Use your Sharpie to cross items off your calendar. In my book (which I know you haven’t read yet because it doesn’t come out until May), I write about my friend Karin. When her schedule became too complicated, she went through and evaluated her priorities. If something didn’t fit with her family’s plans or schedule, she crossed it out. Because we don’t always have to do the things we think we have to do. This might be the month you decide to skip book club, or let your daughter swim the away meet without you cheering in the stands. If doing it will bring more stress than pleasure, and if not doing it will not bring other disastrous results, let it go. If you miss a Christmas open house or two, make a point to get together with those families another time—in 2015.

I’ll do it next year. We don’t like to put off the things that are fun, but sometimes it’s the smart thing to do. I love to get together with my book club, but we decided to wait until January to free up some time in December for other things. (That also means we can shop after-Christmas sales for those gifts.) If there is something you can postpone without it causing a hardship, do it.

One of the most valuable gifts we have to offer is our time, and often, the people we love would rather spend time with you than to unwrap the perfect gift. Forego gifts with your friends and make plans, instead, to have an uninterrupted hour together to catch up over coffee or lunch. In January.

Beg, borrow and steal. In terms of time, that is. Look closely at your deadlines—are there any that can be shifted? If you’re not sure, ask. Shop online while you eat lunch at your desk or drink your coffee or wait in school pickup lines. Have to be at the band concert an hour before it starts? Take your address book and a stack of Christmas cards and get to work. Use the time while things are baking to wrap presents. In the weeks leading up to Christmas, make extras of each meal and freeze them to have when things get hectic. When relatives are coming over, decide that pizza would be just as good as the meal you were originally planning and save yourself a trip to the grocery and three hours of prep time. Rather than have coffee with two different friends on different mornings, get together as a group and free up another morning to clean or shop.

**

Paring down commitments will look different for each of us. You are the one who needs to—and gets to—decide what Christmas looks like to you and to your household. Stand firm, and don’t apologize. Going overboard on Christmas does you no good if you’ve spent every available penny and ounce of energy and you head into a new year defeated, depleted and depressed. Give yourself permission to make changes, to cut a few corners. No one is going to remember the food for long, but they’ll remember your hospitality and warm hugs. And if they see you other times of the year, your friends won’t be upset if you missed singing carols at their holiday party. Their schedules are crazy, too, so they’ll get it.

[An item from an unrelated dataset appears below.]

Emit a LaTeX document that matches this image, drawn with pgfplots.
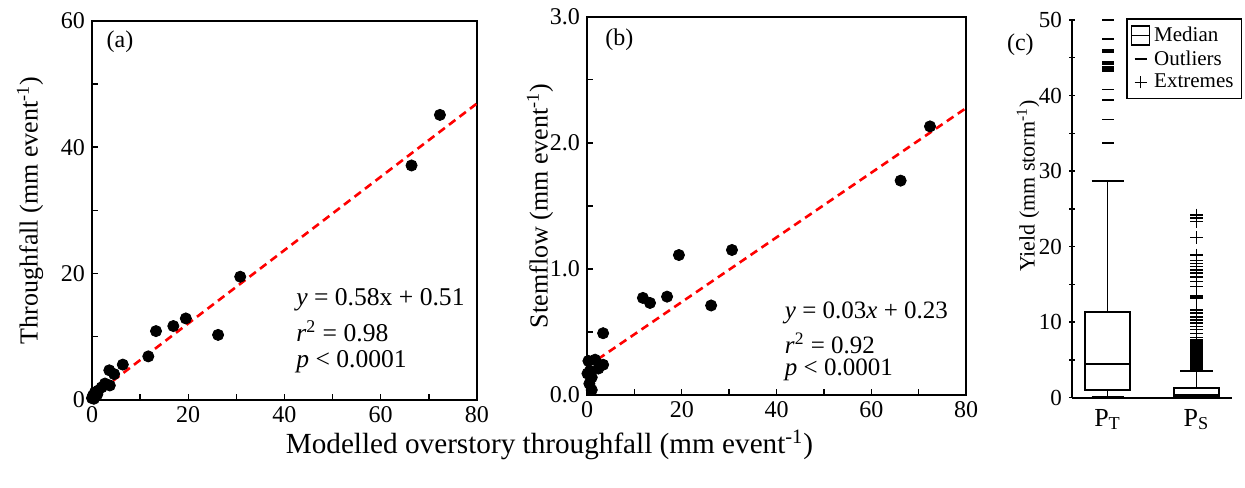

When life is overwhelming, finding time to do something more seems impossible—but this is when it’s the most critical of all. Give yourself a few minutes to pray. Shoot for just five minutes a day. It can be while you drink your first cup of coffee, or after you get the kids off to school, during an afternoon break from work, or when everyone else has gone to bed and you’re the only one around. Your prayer can look different this season—maybe you don’t “talk” at all, but simply meditate on God’s peace. Think about one aspect of Him and dwell on all of the ways and places where you’ve seen Him. Or focus on just imagining Him right there with you—and then know that He’s not only in your imagination. Once you’ve taken a close look, you’ll see that some things matter more than others. And you’ll realize that God is present in the midst of all of the craziness, as well as the peace. Give yourself a fantastic and unusual thing—a Christmas that is manageable. One filled with peace and people you love.

And the God who gave it all to you.

What do you do to save time or make the most of limited time during the holidays?